Stated task => Only the lines from the start of the data to the line containing "levels = [0, 1, 2, 3, 4, 5, 6, 7, 8]", both included, should be output, exactly and without pictures.

Supplied information =>
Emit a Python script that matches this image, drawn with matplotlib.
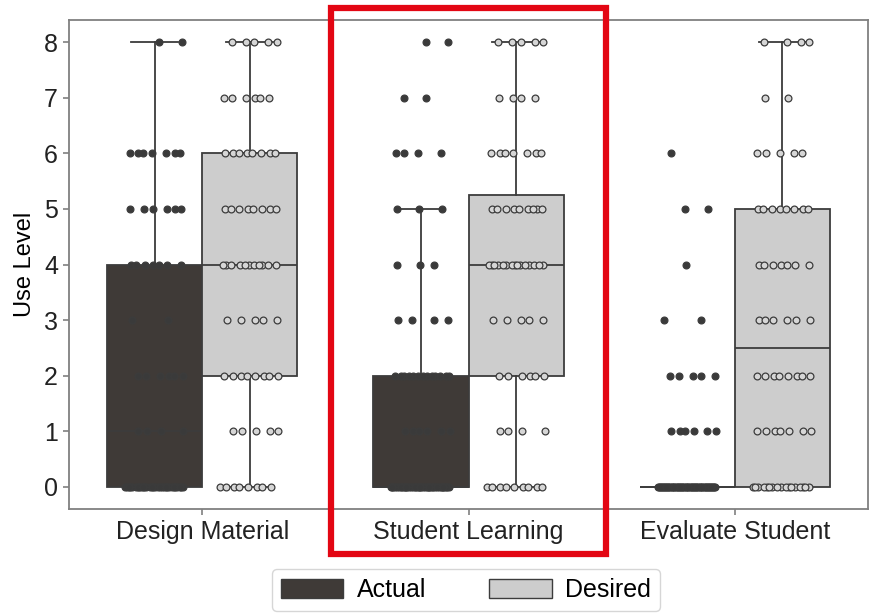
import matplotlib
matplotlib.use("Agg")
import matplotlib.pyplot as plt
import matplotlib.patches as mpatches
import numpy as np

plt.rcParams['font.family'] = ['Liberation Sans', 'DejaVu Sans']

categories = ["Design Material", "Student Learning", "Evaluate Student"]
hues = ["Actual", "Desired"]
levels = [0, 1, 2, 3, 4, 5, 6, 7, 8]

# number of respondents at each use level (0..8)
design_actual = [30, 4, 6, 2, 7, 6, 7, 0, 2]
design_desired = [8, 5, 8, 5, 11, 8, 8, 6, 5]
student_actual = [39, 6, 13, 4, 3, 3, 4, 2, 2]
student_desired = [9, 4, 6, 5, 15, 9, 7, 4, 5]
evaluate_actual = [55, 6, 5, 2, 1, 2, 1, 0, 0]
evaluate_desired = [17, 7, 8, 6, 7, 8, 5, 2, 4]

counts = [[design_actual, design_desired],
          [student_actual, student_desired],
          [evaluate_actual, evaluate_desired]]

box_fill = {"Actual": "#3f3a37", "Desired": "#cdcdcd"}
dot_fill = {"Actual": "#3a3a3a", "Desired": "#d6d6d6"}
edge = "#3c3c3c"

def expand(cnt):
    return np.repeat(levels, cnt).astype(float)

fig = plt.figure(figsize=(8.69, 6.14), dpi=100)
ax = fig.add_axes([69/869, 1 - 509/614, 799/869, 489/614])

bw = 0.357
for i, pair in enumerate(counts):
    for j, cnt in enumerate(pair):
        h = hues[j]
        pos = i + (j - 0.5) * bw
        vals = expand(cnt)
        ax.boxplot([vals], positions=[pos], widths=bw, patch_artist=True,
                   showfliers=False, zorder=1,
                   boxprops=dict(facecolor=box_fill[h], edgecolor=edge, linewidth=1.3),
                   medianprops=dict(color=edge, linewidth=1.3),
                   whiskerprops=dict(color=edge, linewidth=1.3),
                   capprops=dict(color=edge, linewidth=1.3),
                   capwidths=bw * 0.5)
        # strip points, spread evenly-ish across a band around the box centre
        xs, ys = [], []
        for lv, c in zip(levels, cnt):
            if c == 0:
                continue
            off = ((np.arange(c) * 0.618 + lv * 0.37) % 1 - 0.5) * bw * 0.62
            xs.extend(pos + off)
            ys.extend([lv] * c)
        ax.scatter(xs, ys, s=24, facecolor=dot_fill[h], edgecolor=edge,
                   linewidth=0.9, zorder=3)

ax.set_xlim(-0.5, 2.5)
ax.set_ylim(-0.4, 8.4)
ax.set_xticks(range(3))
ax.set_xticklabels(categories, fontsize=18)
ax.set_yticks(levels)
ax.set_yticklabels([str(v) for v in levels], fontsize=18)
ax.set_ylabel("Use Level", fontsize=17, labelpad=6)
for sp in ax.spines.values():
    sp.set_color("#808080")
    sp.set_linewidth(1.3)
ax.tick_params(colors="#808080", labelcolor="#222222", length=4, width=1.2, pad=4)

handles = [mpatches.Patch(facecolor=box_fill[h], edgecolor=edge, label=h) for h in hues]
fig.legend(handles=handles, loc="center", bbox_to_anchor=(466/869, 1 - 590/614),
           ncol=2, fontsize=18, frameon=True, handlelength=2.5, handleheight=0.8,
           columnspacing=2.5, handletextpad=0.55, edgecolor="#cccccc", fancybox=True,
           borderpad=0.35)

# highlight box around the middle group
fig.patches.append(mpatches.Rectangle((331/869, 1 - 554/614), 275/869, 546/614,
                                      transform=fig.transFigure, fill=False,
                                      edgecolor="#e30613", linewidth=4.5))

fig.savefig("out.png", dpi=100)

Full response =>
Emit a Python script that matches this image, drawn with matplotlib.
import matplotlib
matplotlib.use("Agg")
import matplotlib.pyplot as plt
import matplotlib.patches as mpatches
import numpy as np

plt.rcParams['font.family'] = ['Liberation Sans', 'DejaVu Sans']

categories = ["Design Material", "Student Learning", "Evaluate Student"]
hues = ["Actual", "Desired"]
levels = [0, 1, 2, 3, 4, 5, 6, 7, 8]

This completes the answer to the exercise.